:: REQUIREMENTS ::
Everything from the first line of the data through the line with "80, 90, 100];" is to be echoed exactly, minus the pictures.

:: TASK INPUT ::
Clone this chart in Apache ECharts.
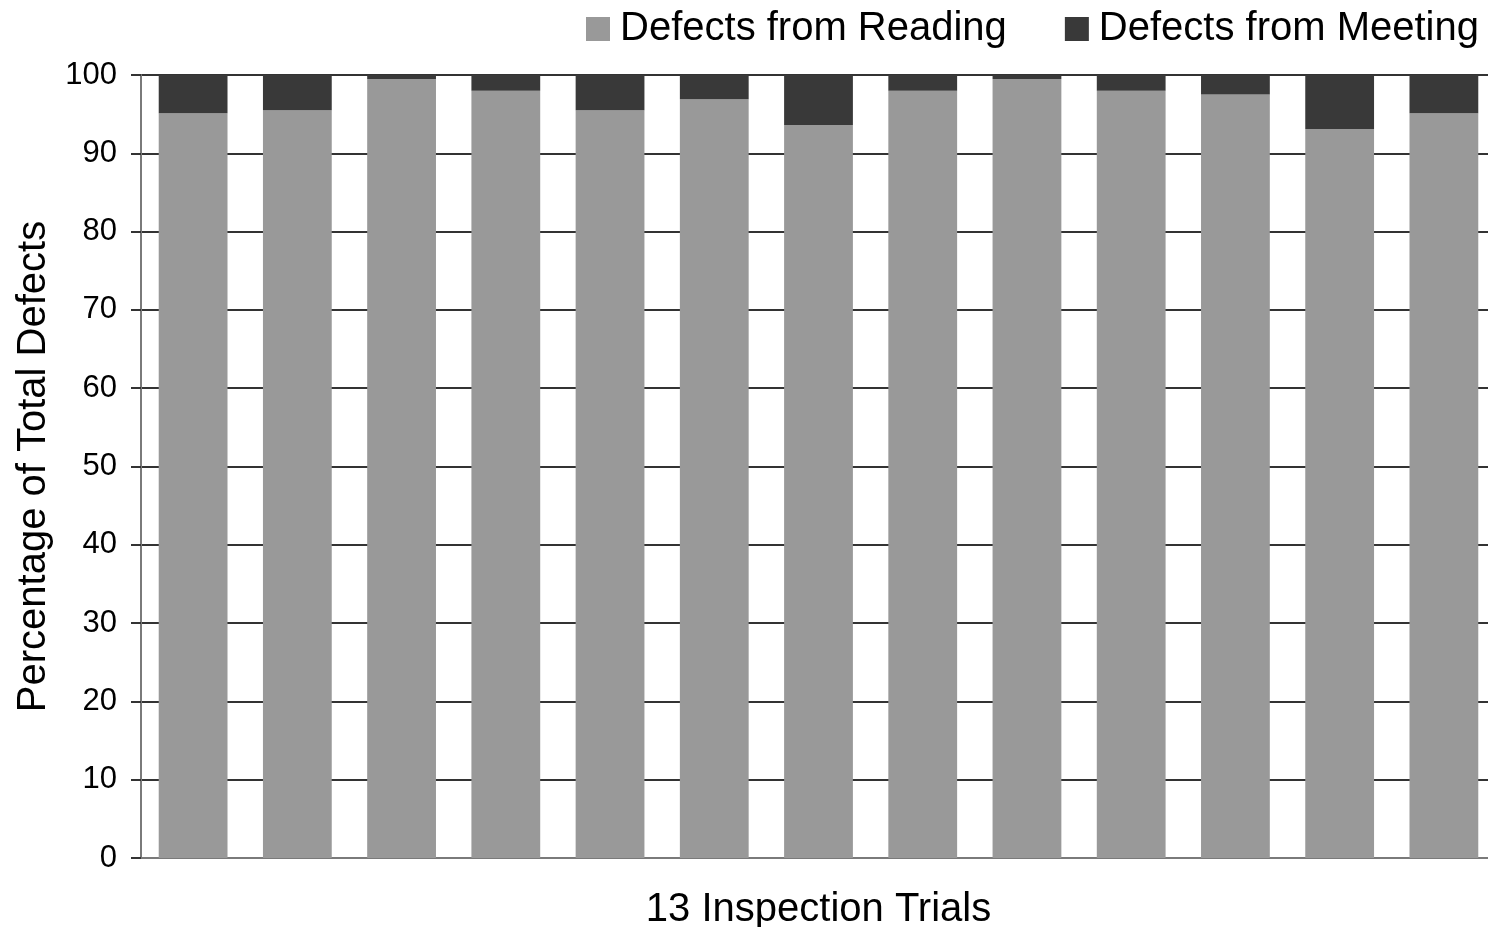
<!DOCTYPE html>
<html>
<head>
<meta charset="utf-8">
<script src="https://cdn.jsdelivr.net/npm/echarts@6/dist/echarts.min.js"></script>
<style>
html,body{margin:0;padding:0;background:#fff;}
#chart{width:1488px;height:927px;}
</style>
</head>
<body>
<div id="chart"></div>
<script>
var categories = ["1","2","3","4","5","6","7","8","9","10","11","12","13"];
var readingValues = [95.1, 95.5, 99.5, 98.0, 95.5, 96.9, 93.6, 98.0, 99.5, 98.0, 97.5, 93.1, 95.1];
var meetingValues = [4.9, 4.5, 0.5, 2.0, 4.5, 3.1, 6.4, 2.0, 0.5, 2.0, 2.5, 6.9, 4.9];
var yTicks = [0, 10, 20, 30, 40, 50, 60, 70, 80, 90, 100];

var FONT = "'Liberation Sans', Arial, sans-serif";
var chart = echarts.init(document.getElementById('chart'));
chart.setOption({
  animation: false,
  backgroundColor: '#ffffff',
  textStyle: { fontFamily: FONT },
  legend: {
    top: 4,
    right: 4,
    itemWidth: 24,
    itemHeight: 24,
    itemGap: 58,
    icon: 'rect',
    textStyle: { fontSize: 40, color: '#000', fontFamily: FONT, padding: [0, 0, 0, 5] },
    data: ['Defects from Reading', 'Defects from Meeting']
  },
  grid: { left: 141, top: 75, bottom: 69, right: -8, outerBoundsMode: 'none', containLabel: false },
  xAxis: {
    type: 'category',
    data: categories,
    name: '13 Inspection Trials',
    nameLocation: 'middle',
    nameGap: 32,
    nameTextStyle: { fontSize: 40, color: '#000', fontFamily: FONT },
    axisLine: { show: true, lineStyle: { color: '#7a7a7a', width: 2 } },
    axisTick: { show: false },
    axisLabel: { show: false },
    splitLine: { show: false }
  },
  yAxis: {
    type: 'value',
    min: yTicks[0],
    max: yTicks[yTicks.length - 1],
    interval: 10,
    name: 'Percentage of Total Defects',
    nameLocation: 'middle',
    nameGap: 83,
    nameTextStyle: { fontSize: 40, color: '#000', fontFamily: FONT },
    axisLine: { show: true, lineStyle: { color: '#7a7a7a', width: 2 } },
    axisTick: { show: true, length: 10, lineStyle: { color: '#333', width: 2 } },
    axisLabel: { fontSize: 31, color: '#000', margin: 24, fontFamily: FONT },
    splitLine: { show: true, lineStyle: { color: '#333', width: 2 } }
  },
  series: [
    {
      name: 'Defects from Reading',
      type: 'bar',
      stack: 'total',
      data: readingValues,
      barCategoryGap: '34%',
      itemStyle: { color: '#999999' }
    },
    {
      name: 'Defects from Meeting',
      type: 'bar',
      stack: 'total',
      data: meetingValues,
      barCategoryGap: '34%',
      itemStyle: { color: '#393939' }
    }
  ]
});
</script>
</body>
</html>
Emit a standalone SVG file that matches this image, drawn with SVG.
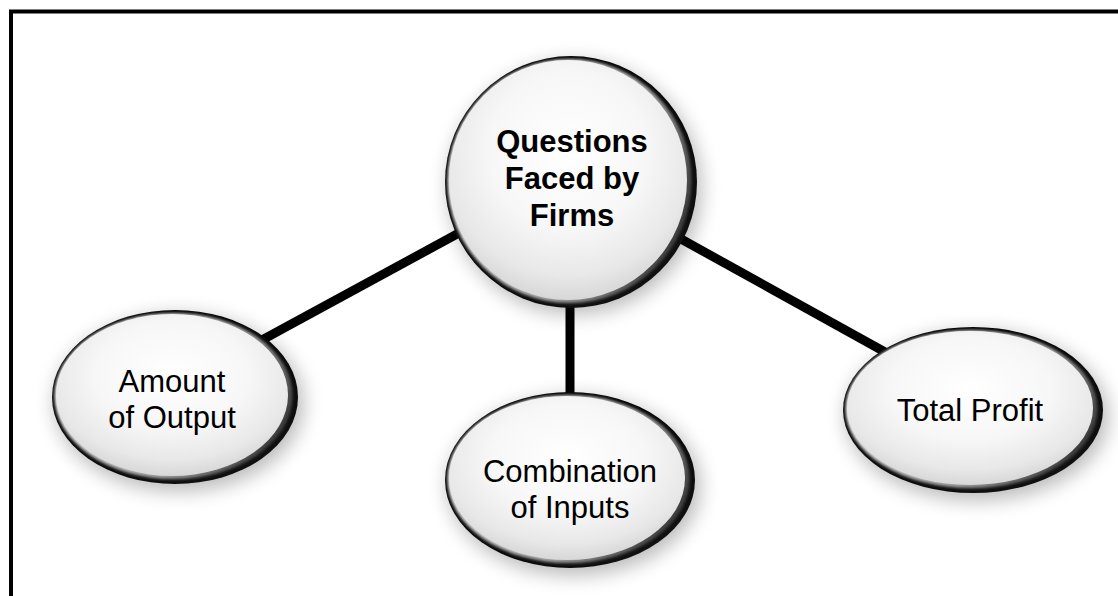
<svg xmlns="http://www.w3.org/2000/svg" width="1118" height="596" viewBox="0 0 1118 596">
  <defs>
    <style>
      .frame { fill: none; stroke: #000; stroke-width: 4; }
      .link { stroke: #000; stroke-width: 9; stroke-linecap: butt; }
      .halo { fill: #000; opacity: 0.28; filter: url(#soft); }
      .rim { fill: url(#rimGrad); }
      .mid { fill: url(#bevelGrad); filter: url(#edgeBlur); }
      .face { fill: url(#faceGrad); }
      .title { font-family: "Liberation Sans", Arial, sans-serif; font-size: 31px; font-weight: bold; fill: #000; text-anchor: middle; }
      .label { font-family: "Liberation Sans", Arial, sans-serif; font-size: 31px; fill: #000; text-anchor: middle; }
    </style>
    <filter id="soft" x="-30%" y="-30%" width="160%" height="160%">
      <feGaussianBlur stdDeviation="10"/>
    </filter>
    <filter id="edgeBlur" x="-10%" y="-10%" width="120%" height="120%">
      <feGaussianBlur stdDeviation="1.5"/>
    </filter>
    <linearGradient id="rimGrad" x1="0.2" y1="0.2" x2="0.85" y2="0.9">
      <stop offset="0" stop-color="#000"/>
      <stop offset="1" stop-color="#111"/>
    </linearGradient>
    <linearGradient id="bevelGrad" x1="0.1" y1="0.3" x2="1" y2="0.7">
      <stop offset="0" stop-color="#e8e8e8"/>
      <stop offset="0.6" stop-color="#a0a0a0"/>
      <stop offset="1" stop-color="#303030"/>
    </linearGradient>
    <radialGradient id="faceGrad" cx="0.5" cy="0.38" r="0.65">
      <stop offset="0" stop-color="#ffffff"/>
      <stop offset="0.5" stop-color="#f7f7f7"/>
      <stop offset="0.8" stop-color="#e8e8e8"/>
      <stop offset="1" stop-color="#d2d2d2"/>
    </radialGradient>
  </defs>

  <!-- page frame: top and left rules only -->
  <path class="frame" d="M11 596 V11.5 H1118"/>

  <!-- soft shadows beneath the bubbles -->
  <g id="shadows">
    <circle class="halo" cx="575" cy="188" r="126"/>
    <ellipse class="halo" cx="179" cy="403" rx="124" ry="88"/>
    <ellipse class="halo" cx="574" cy="486" rx="126" ry="89"/>
    <ellipse class="halo" cx="977" cy="416" rx="131" ry="84"/>
  </g>

  <g id="connectors">
    <line class="link" x1="470" y1="227" x2="262" y2="340"/>
    <line class="link" x1="672" y1="234" x2="885" y2="352"/>
    <line class="link" x1="570" y1="300" x2="570" y2="398"/>
  </g>

  <g id="node-questions">
    <circle class="rim" cx="571" cy="182" r="126"/>
    <ellipse class="mid" cx="569.5" cy="181" rx="122" ry="122"/>
    <ellipse class="face" cx="568" cy="180" rx="119" ry="120"/>
    <text class="title" x="572" y="152">Questions</text>
    <text class="title" x="572" y="189">Faced by</text>
    <text class="title" x="572" y="226">Firms</text>
  </g>

  <g id="node-output">
    <ellipse class="rim" cx="175" cy="397" rx="123" ry="87"/>
    <ellipse class="mid" cx="173.5" cy="396" rx="119" ry="83"/>
    <ellipse class="face" cx="172" cy="395" rx="116" ry="81"/>
    <text class="label" x="172" y="392">Amount</text>
    <text class="label" x="172" y="428">of Output</text>
  </g>

  <g id="node-inputs">
    <ellipse class="rim" cx="570" cy="480" rx="125" ry="88"/>
    <ellipse class="mid" cx="568.5" cy="479" rx="121" ry="84"/>
    <ellipse class="face" cx="567" cy="478" rx="118" ry="82"/>
    <text class="label" x="570" y="482">Combination</text>
    <text class="label" x="570" y="518">of Inputs</text>
  </g>

  <g id="node-profit">
    <ellipse class="rim" cx="973" cy="410" rx="130" ry="83"/>
    <ellipse class="mid" cx="971.5" cy="409" rx="126" ry="79"/>
    <ellipse class="face" cx="970" cy="408" rx="123" ry="77"/>
    <text class="label" x="970" y="421">Total Profit</text>
  </g>
</svg>
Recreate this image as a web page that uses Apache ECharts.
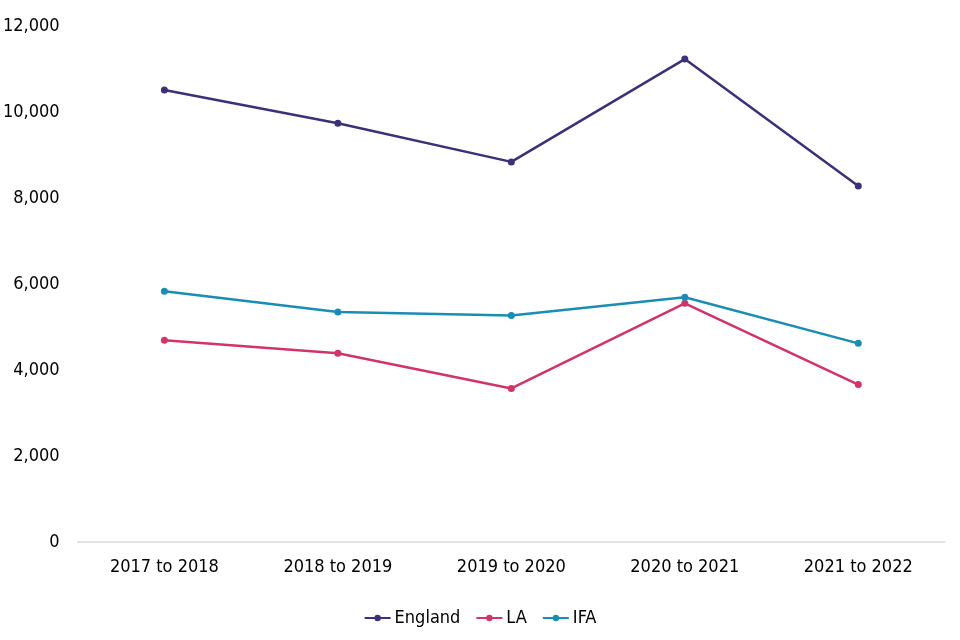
<!DOCTYPE html>
<html><head><meta charset="utf-8">
<script src="https://cdn.jsdelivr.net/npm/echarts@6/dist/echarts.min.js"></script>
<style>html,body{margin:0;padding:0;background:#fff}#c{width:960px;height:640px}</style>
</head><body><div id="c"></div>
<script>
const categories = ['2017 to 2018','2018 to 2019','2019 to 2020','2020 to 2021','2021 to 2022'];
const england = [10510, 9740, 8840, 11230, 8280];
const la = [4690, 4390, 3570, 5550, 3660];
const ifa = [5830, 5350, 5270, 5690, 4620];
const font = '"DejaVu Sans Condensed", "DejaVu Sans", sans-serif';
const chart = echarts.init(document.getElementById('c'));
function mk(name, data, color){
  return {name, type:'line', data, symbol:'circle', symbolSize:7,
    lineStyle:{color, width:2.5}, itemStyle:{color}};
}
chart.setOption({
  animation:false,
  textStyle:{fontFamily:font},
  grid:{left:76, right:15, top:26, bottom:98},
  legend:{bottom:8, left:'center', itemWidth:26, itemHeight:8, itemGap:15,
    textStyle:{fontFamily:font, fontSize:18, color:'#000', padding:[0,0,0,-1]},
    data:['England','LA','IFA']},
  xAxis:{type:'category', data:categories, boundaryGap:true,
    axisLine:{lineStyle:{color:'#d9d9d9', width:1.5}}, axisTick:{show:false},
    axisLabel:{fontFamily:font, fontSize:18, color:'#000', margin:16}},
  yAxis:{type:'value', min:0, max:12000, interval:2000,
    axisLine:{show:false}, axisTick:{show:false}, splitLine:{show:false},
    axisLabel:{fontFamily:font, fontSize:18, color:'#000', margin:18,
      formatter:v=>v.toLocaleString('en-GB')}},
  series:[mk('England', england, '#3d2f78'), mk('LA', la, '#d2336a'), mk('IFA', ifa, '#1a8db5')]
});
</script></body></html>
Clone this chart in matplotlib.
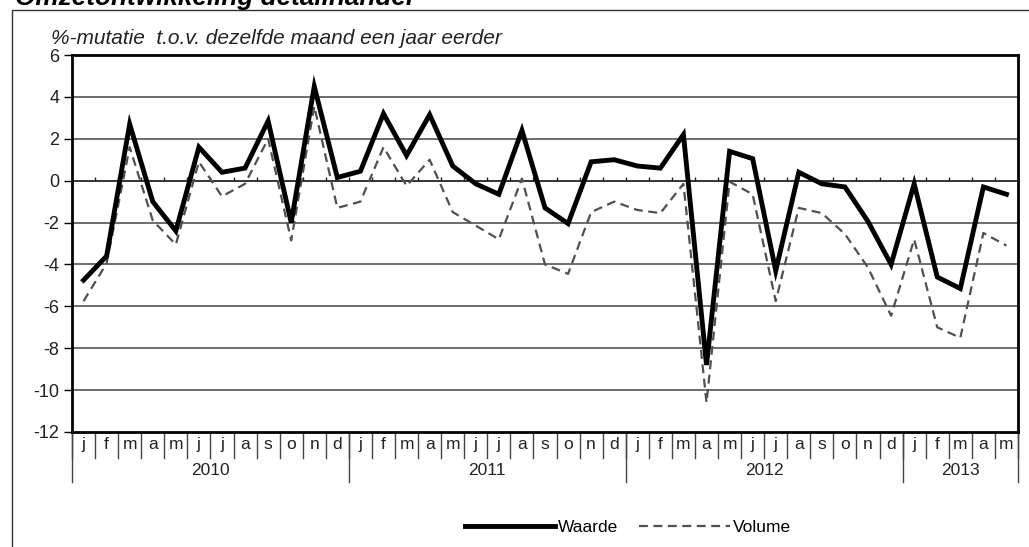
import numpy as np
import matplotlib.pyplot as plt
from matplotlib.patches import Rectangle
from matplotlib.transforms import blended_transform_factory

plt.rcParams['font.family'] = ['Liberation Sans', 'DejaVu Sans']
plt.rcParams['axes.unicode_minus'] = False

months = ["j", "f", "m", "a", "m", "j", "j", "a", "s", "o", "n", "d"]
years = ["2010", "2011", "2012", "2013"]
months_per_year = [12, 12, 12, 5]

# %-mutatie t.o.v. dezelfde maand een jaar eerder, jan 2010 - mei 2013
waarde = [-4.75, -3.6, 2.7, -1.0, -2.4, 1.6, 0.4, 0.6, 2.85, -2.0, 4.5, 0.15,
          0.45, 3.2, 1.2, 3.15, 0.7, -0.15, -0.65, 2.4, -1.3, -2.05, 0.9, 1.0,
          0.7, 0.6, 2.2, -8.8, 1.4, 1.05, -4.3, 0.4, -0.15, -0.3, -1.95, -4.0,
          -0.15, -4.6, -5.15, -0.3, -0.65]
volume = [-5.75, -3.95, 1.6, -1.9, -3.05, 0.9, -0.75, -0.15, 2.0, -2.85, 3.55, -1.3,
          -1.0, 1.6, -0.25, 1.0, -1.5, -2.15, -2.8, 0.1, -4.0, -4.45, -1.5, -1.0,
          -1.4, -1.55, -0.15, -10.6, -0.05, -0.65, -5.75, -1.3, -1.55, -2.55, -4.15, -6.45,
          -2.8, -7.0, -7.5, -2.5, -3.1]

n = len(waarde)
x = np.arange(n) + 0.5

fig = plt.figure(figsize=(10.29, 5.47), dpi=100)
ax = fig.add_axes([72 / 1029, 1 - 432 / 547, (1018 - 72) / 1029, (432 - 55) / 547])

ax.set_xlim(0, n)
ax.set_ylim(-12, 6)
ax.set_yticks(np.arange(-12, 7, 2))
for yv in np.arange(-10, 6, 2):
    ax.axhline(yv, color="#555555" if yv != 0 else "#111111", lw=1.2, zorder=1)

ax.plot(x, volume, color="#505050", lw=1.6, linestyle=(0, (4, 2.5)), label="Volume", zorder=3)
ax.plot(x, waarde, color="black", lw=3.5, label="Waarde", zorder=4, solid_joinstyle="miter")

# small ticks on the zero line
ax.vlines(np.arange(1, n), 0, 0.18, color="#222222", lw=1, zorder=2)

ax.set_xticks([])
ax.tick_params(axis="y", labelsize=13, labelcolor="#222222", length=6, width=1,
               direction="out", pad=3)
for s in ax.spines.values():
    s.set_linewidth(2)

# month labels and separators below the axis
tr = blended_transform_factory(ax.transData, ax.transAxes)
for i in range(n):
    ax.text(i + 0.5, -0.034, months[i % 12], transform=tr, ha="center", va="center",
            fontsize=12.5, color="#222222")
for i in range(n + 1):
    ax.plot([i, i], [0, -0.069], transform=tr, color="#444444", lw=1, clip_on=False)

start = 0
for yr, cnt in zip(years, months_per_year):
    ax.plot([start, start], [0, -0.133], transform=tr, color="#444444", lw=1, clip_on=False)
    ax.text(start + cnt / 2, -0.101, yr, transform=tr, ha="center", va="center",
            fontsize=12.5, color="#222222")
    start += cnt
ax.plot([n, n], [0, -0.133], transform=tr, color="#444444", lw=1, clip_on=False)

fig.text(51 / 1029, 1 - 44 / 547, "%-mutatie  t.o.v. dezelfde maand een jaar eerder",
         fontsize=15, style="italic", color="#222222", va="baseline", ha="left")
fig.text(15 / 1029, 1 - 5 / 547, "Omzetontwikkeling detailhandel", fontsize=18.8,
         weight="bold", style="italic", va="baseline", ha="left")

fig.patches.append(Rectangle((12 / 1029, -0.1), 1.2, 1.1 - 10 / 547, transform=fig.transFigure,
                             fill=False, lw=1, edgecolor="#333333"))

h, l = ax.get_legend_handles_labels()
leg = fig.legend(h[::-1], l[::-1], loc="center", bbox_to_anchor=(628 / 1029, 1 - 527 / 547),
                 ncol=2, frameon=False, fontsize=12.5, handlelength=5.2, columnspacing=1.2,
                 handletextpad=0.2)

fig.savefig("out.png", dpi=100, facecolor="white")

:: RESULT ::
Clone this chart in Apache ECharts.
<!DOCTYPE html>
<html>
<head>
<meta charset="utf-8">
<script src="https://cdn.jsdelivr.net/npm/echarts@6/dist/echarts.min.js"></script>
<style>
html,body{margin:0;padding:0;background:#fff;}
#chart{width:1488px;height:927px;}
</style>
</head>
<body>
<div id="chart"></div>
<script>
var categories = ["1","2","3","4","5","6","7","8","9","10","11","12","13"];
var readingValues = [95.1, 95.5, 99.5, 98.0, 95.5, 96.9, 93.6, 98.0, 99.5, 98.0, 97.5, 93.1, 95.1];
var meetingValues = [4.9, 4.5, 0.5, 2.0, 4.5, 3.1, 6.4, 2.0, 0.5, 2.0, 2.5, 6.9, 4.9];
var yTicks = [0, 10, 20, 30, 40, 50, 60, 70, 80, 90, 100];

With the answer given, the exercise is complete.